I wind my way though morning traffic and just as I am about to get on the highway, my husband calls. The Nest camera has alerted him that the dogs have breached the baby gate and are eating cat food. What a time to be alive. I take a sharp right and head back to the house.

At the park, I unload and reload children plus gear in 347 easy steps. Work out, more for the endorphins than whatever it could possibly do for my abs, which appear to still be on their pregnancy-induced hiatus. My children behave perfectly for this one hour and I think maybe the Monday morning Gods are smiling down on me.

The baby fusses and I nurse him sitting cross-legged in the middle of an open field. If someone sees my nipple, I honestly don’t care.
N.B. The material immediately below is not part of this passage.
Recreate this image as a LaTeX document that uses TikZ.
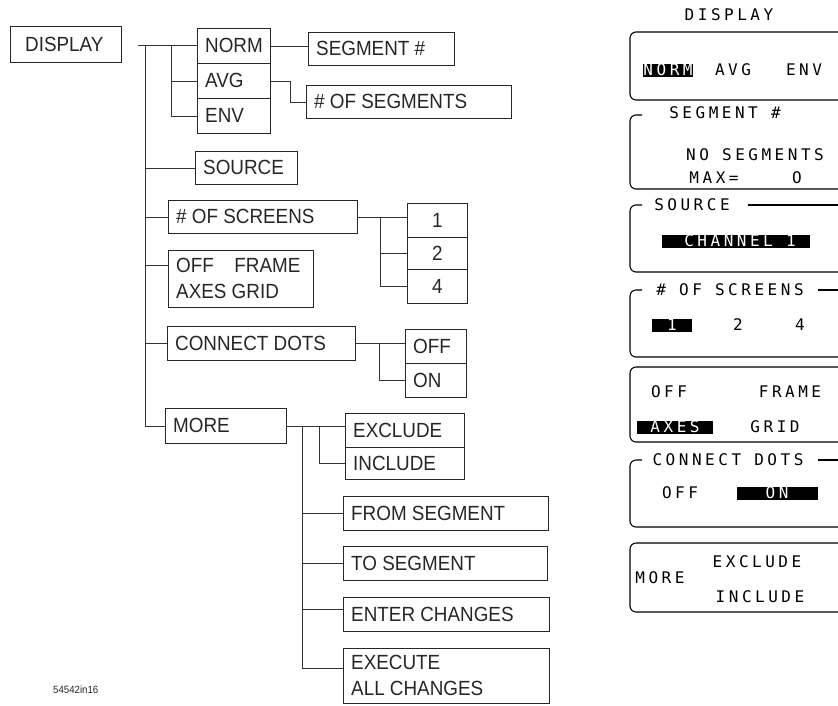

Not because #breastisbest or whatever, I just don’t care.

We go to to the coffee shop and while I wait in line, the 4-year-old runs up to the front to check out the donut selection, runs back to me, runs back to the donuts, repeat until we are at the front of the line and he very politely tells the barista “thank you” for his pink sprinkled donut and for that tiny second I think I am obviously doing this motherhood thing right. I guzzle a latte while the baby sits in my lap and tries to dump it on himself.

At the playground, the 4-year-old goes up and down the slide, up and down the slide. The baby starts fussing again, ready for a nap. We walk back around the lake, back to the car. Repeat the unload and reload process in reverse.

Drive home.

Make a peanut butter and jelly sandwich for the oldest. Baby in crib. Shower. Turkey burger. Baby awake. Feed, diaper. Load everyone into the car and drive to the public library.
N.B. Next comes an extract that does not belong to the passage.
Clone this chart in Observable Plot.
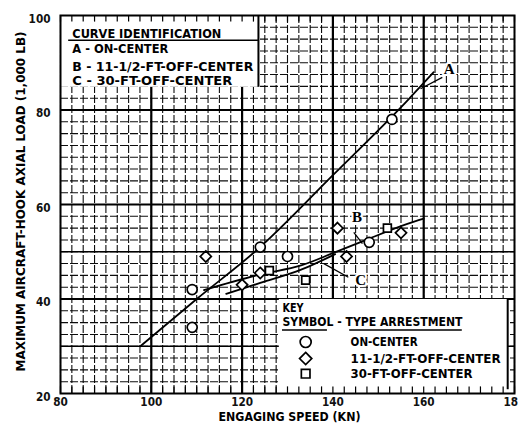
<!DOCTYPE html>
<html><head><meta charset="utf-8">
<script src="https://cdn.jsdelivr.net/npm/d3@7"></script>
<script src="https://cdn.jsdelivr.net/npm/@observablehq/plot@0.6"></script>
<style>
body{margin:0;background:#fff;}
</style></head><body><div id="chart"></div>
<script>
// ---- data ----
const onCenterSpeed = [109, 109, 124, 130, 148, 153];
const onCenterLoad  = [42, 34, 51, 49, 52, 78];
const off11Speed = [112, 120, 124, 141, 143, 155];
const off11Load  = [49, 43, 45.5, 55, 49, 54];
const off30Speed = [126, 134, 152];
const off30Load  = [46, 44, 55];
const curveASpeed = [97.6, 110, 124, 140, 156.4, 162.2];
const curveALoad  = [30, 40, 51, 66.2, 82, 88];
const curveBSpeed = [111.6, 124, 133, 140, 146.5, 156.4, 160];
const curveBLoad  = [41.9, 45.2, 47.1, 49.7, 52.2, 55.9, 57];
const curveCSpeed = [116.5, 124, 133, 140.5];
const curveCLoad  = [41.1, 43.4, 46.2, 49.5];
const curveNames = ["A", "B", "C"];
const curveIdLines = ["A - ON-CENTER", "B - 11-1/2-FT-OFF-CENTER", "C - 30-FT-OFF-CENTER"];
const keyLabels = ["ON-CENTER", "11-1/2-FT-OFF-CENTER", "30-FT-OFF-CENTER"];
const keySymbols = ["circle", "diamond2", "square2"];
const xTicks = [80, 100, 120, 140, 160, 180];
const yTicks = [20, 40, 60, 80, 100];
const xTitle = "ENGAGING SPEED (KN)";
const yTitle = "MAXIMUM AIRCRAFT-HOOK AXIAL LOAD (1,000 LB)";

// ---- layout (annotation positions in data units, text widths in px) ----
const L = {
  labelPos: [[165.6, 88.7], [145.3, 57.3], [146.1, 43.9]],
  leaders: [[[159.3, 84.5], [164.1, 86.9]], [[144.6, 54.1], [146.5, 51.7]], [[143.4, 44.6], [138, 47.5]]],
  idBox: {x1: 80, x2: 123.6, y1: 84.8, y2: 100},
  idX: 82.6, idHeaderY: 96.1, idRowsY: [93.0, 89.2, 86.1], idUnderY: 94.75,
  keyBox: {x1: 128.2, x2: 178.5, y1: 20, y2: 39.9},
  keyX: 128.9, keyTitleY: 38.1, keyHeadY: 35.1, keyUnderY: 33.45,
  keySymX: 134, keyTextX: 143.9, keyRowsY: [30.9, 27.4, 24.2]
};
const textWidths = {
  "MAXIMUM AIRCRAFT-HOOK AXIAL LOAD (1,000 LB)": 340,
  "ENGAGING SPEED (KN)": 142,
  "CURVE IDENTIFICATION": 149,
  "A - ON-CENTER": 96,
  "B - 11-1/2-FT-OFF-CENTER": 181,
  "C - 30-FT-OFF-CENTER": 160,
  "KEY": 21,
  "SYMBOL - TYPE ARRESTMENT": 180,
  "ON-CENTER": 67,
  "11-1/2-FT-OFF-CENTER": 150,
  "30-FT-OFF-CENTER": 122
};
const tickCharWidth = 7.3;

const F = "'DejaVu Sans Condensed', 'DejaVu Sans', sans-serif";
const minorX = d3.range(80, 180.01, 2.5);
const minorY = d3.range(20, 100.01, 2.5);
const pts = (xs, ys, s) => xs.map((x, i) => ({x, y: ys[i], s}));
const points = [
  ...pts(onCenterSpeed, onCenterLoad, "circle"),
  ...pts(off11Speed, off11Load, "diamond2"),
  ...pts(off30Speed, off30Load, "square2")
];
const line = (xs, ys) => xs.map((x, i) => ({x, y: ys[i]}));
const leaderSegs = L.leaders.map(([a, b]) => ({x1: a[0], y1: a[1], x2: b[0], y2: b[1]}));
const gridStyle = {stroke: "#000", strokeWidth: 1.1, strokeOpacity: 0.95, strokeDasharray: "8,2"};

const plot = Plot.plot({
  width: 518, height: 425,
  marginTop: 15, marginBottom: 32, marginLeft: 60, marginRight: 4,
  style: {fontFamily: F, fontWeight: "bold", color: "#111", background: "white", overflow: "visible"},
  x: {domain: [80, 180]},
  y: {domain: [20, 100]},
  marks: [
    // grid
    Plot.ruleX(minorX, gridStyle),
    Plot.ruleY(minorY, gridStyle),
    Plot.ruleX([100, 120, 140, 160], {stroke: "#000", strokeWidth: 2.2}),
    Plot.ruleY([40, 60, 80], {stroke: "#000", strokeWidth: 2.2}),
    Plot.ruleY([30, 50], {stroke: "#000", strokeWidth: 1.6}),
    // legend boxes
    Plot.rect([L.idBox], {x1: "x1", x2: "x2", y1: "y1", y2: "y2", fill: "white"}),
    Plot.rect([L.keyBox], {x1: "x1", x2: "x2", y1: "y1", y2: "y2", fill: "white"}),
    Plot.ruleX([L.idBox.x2], {y1: L.idBox.y1, y2: L.idBox.y2, stroke: "#000", strokeWidth: 2}),
    Plot.ruleX([L.keyBox.x2], {y1: 20.8, y2: L.keyBox.y2, stroke: "#000", strokeWidth: 2}),
    Plot.ruleX(minorX, {y1: 20, y2: 21.4, stroke: "#000", strokeWidth: 1.2}),
    Plot.ruleX(minorX, {y1: 98.6, y2: 100, stroke: "#000", strokeWidth: 1.2}),
    // curves
    Plot.line(line(curveASpeed, curveALoad), {x: "x", y: "y", stroke: "#000", strokeWidth: 1.8, curve: "monotone-x"}),
    Plot.line(line(curveBSpeed, curveBLoad), {x: "x", y: "y", stroke: "#000", strokeWidth: 1.8, curve: "monotone-x"}),
    Plot.line(line(curveCSpeed, curveCLoad), {x: "x", y: "y", stroke: "#000", strokeWidth: 1.8, curve: "monotone-x"}),
    Plot.link(leaderSegs, {x1: "x1", y1: "y1", x2: "x2", y2: "y2", stroke: "#000", strokeWidth: 1.3}),
    // data points
    Plot.dot(points, {x: "x", y: "y", symbol: "s", r: 5, fill: "white", stroke: "#000", strokeWidth: 1.7}),
    // curve labels
    Plot.text(curveNames, {x: (d, i) => L.labelPos[i][0], y: (d, i) => L.labelPos[i][1], text: d => d,
      fontFamily: "'Liberation Serif', serif", fontWeight: "bold", fontSize: 15, fill: "#000", stroke: "white", strokeWidth: 4}),
    // curve identification box
    Plot.text(["CURVE IDENTIFICATION"], {x: L.idX, y: L.idHeaderY, text: d => d, textAnchor: "start", fontSize: 12.5, fill: "#000"}),
    Plot.ruleY([L.idUnderY], {x1: 81.8, x2: L.idBox.x2, stroke: "#000", strokeWidth: 1.6}),
    Plot.text(curveIdLines, {x: L.idX, y: (d, i) => L.idRowsY[i], text: d => d, textAnchor: "start", fontSize: 13, fill: "#000"}),
    // key box
    Plot.text(["KEY"], {x: L.keyX, y: L.keyTitleY, text: d => d, textAnchor: "start", fontSize: 13, fill: "#000"}),
    Plot.text(["SYMBOL - TYPE ARRESTMENT"], {x: L.keyX, y: L.keyHeadY, text: d => d, textAnchor: "start", fontSize: 13, fill: "#000"}),
    Plot.ruleY([L.keyUnderY], {x1: 128.9, x2: 138.8, stroke: "#000", strokeWidth: 1.4}),
    Plot.ruleY([L.keyUnderY], {x1: 143.7, x2: 168.5, stroke: "#000", strokeWidth: 1.4}),
    Plot.dot(keySymbols, {x: L.keySymX, y: (d, i) => L.keyRowsY[i], symbol: d => d, r: 5.5, fill: "white", stroke: "#000", strokeWidth: 1.7}),
    Plot.text(keyLabels, {x: L.keyTextX, y: (d, i) => L.keyRowsY[i], text: d => d, textAnchor: "start", fontSize: 13, fill: "#000"}),
    // axes
    Plot.axisX(xTicks, {tickSize: 0, tickPadding: 3, fontSize: 13, fontWeight: "bold", label: null}),
    Plot.axisY(yTicks, {tickSize: 0, tickPadding: 10, dy: 3, fontSize: 13, fontWeight: "bold", label: null}),
    Plot.text([xTitle], {frameAnchor: "bottom", lineAnchor: "middle", textAnchor: "middle", dy: 23.5, dx: 2, text: d => d, fontSize: 12, fill: "#000"}),
    Plot.text([yTitle], {frameAnchor: "left", textAnchor: "middle", lineAnchor: "middle", dx: -40, dy: -3, rotate: -90, text: d => d, fontSize: 13, fill: "#000"}),
    Plot.frame({stroke: "#000", strokeWidth: 2})
  ]
});
// compress lettering to the widths measured on the reference
plot.querySelectorAll("text").forEach(t => {
  const s = t.textContent;
  if (textWidths[s] != null) {
    t.setAttribute("textLength", textWidths[s]);
    t.setAttribute("lengthAdjust", "spacingAndGlyphs");
  }
});
plot.querySelectorAll('g[aria-label$="tick label"] text').forEach(t => {
  t.setAttribute("textLength", tickCharWidth * t.textContent.length);
  t.setAttribute("lengthAdjust", "spacingAndGlyphs");
});
document.getElementById("chart").appendChild(plot);
</script></body></html>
I put the four-year-old in charge of the library bag and he lets everyone we pass in the parking lot know. His need to talk to strangers is new and puzzling. Sometimes he won’t even greet his grandparents (who he sees on a regular basis), but he has no trouble talking to randos. I make a mental note to Google “stranger danger.”

Inside, I renew our cards and pay $15 in fines (I obviously do not have my life together). We select books arbitrarily and after I pull Curious George Goes to the Zoo off the shelf, the 4-year-old runs to show a random dad in the children’s section the book. “I like rhinos!!!” he announces, with the enthusiasm only a preschooler could muster.

Home. Feed and diaper baby, put him down. Read books. Start dinner. Baby awake. Feed him pureed avocado mixed with breast milk.

(I feel compelled to mention that the avocado puree is homemade but not organic; a few weeks ago I spent an afternoon puree-ing various fruits and vegetables, spooning them into a silicone ice cube tray and freezing them, per the instructions in The Amazing Make-Ahead Baby Food Book.)

Tacos for me and the preschooler, served family style to empower him to make his own Healthy Choices. He wants to only eat shredded cheddar cheese but after much discussion, adds a few forkfuls of taco meat and a tortilla to his plate.

At 6 pm I put the baby to bed: overnight diaper, Owlet monitor, organic cotton pajamas. Lights out. Nurse. Sleepsack. Sing my standard three lullabies while he looks up at me with a gummy smile and giggles. Sound machine. Close the door. One down, one to go.

Tidy kitchen. Help 4-year-old put away toys in the living room.

Upstairs. Pick up 5 million Legos while making possibly empty threats about the cleaning ladies sucking up the Legos with the vacuum tomorrow if they aren’t put away. Works every time.

Tidy the playroom. Potty, teeth, and books (we read Alexander and the Terrible, Horrible, No Good, Very Bad Day; my sympathies lie with the mom who has to listen to her kid complain incessantly). Two down. It’s now 8 pm.

Husband home. Have a snack, because breastfeeding. Shower (again), wonder why I didn’t just wash my hair earlier. Journal. Read. Pass out and hope I don’t get woken up until 6 am (never gonna happen).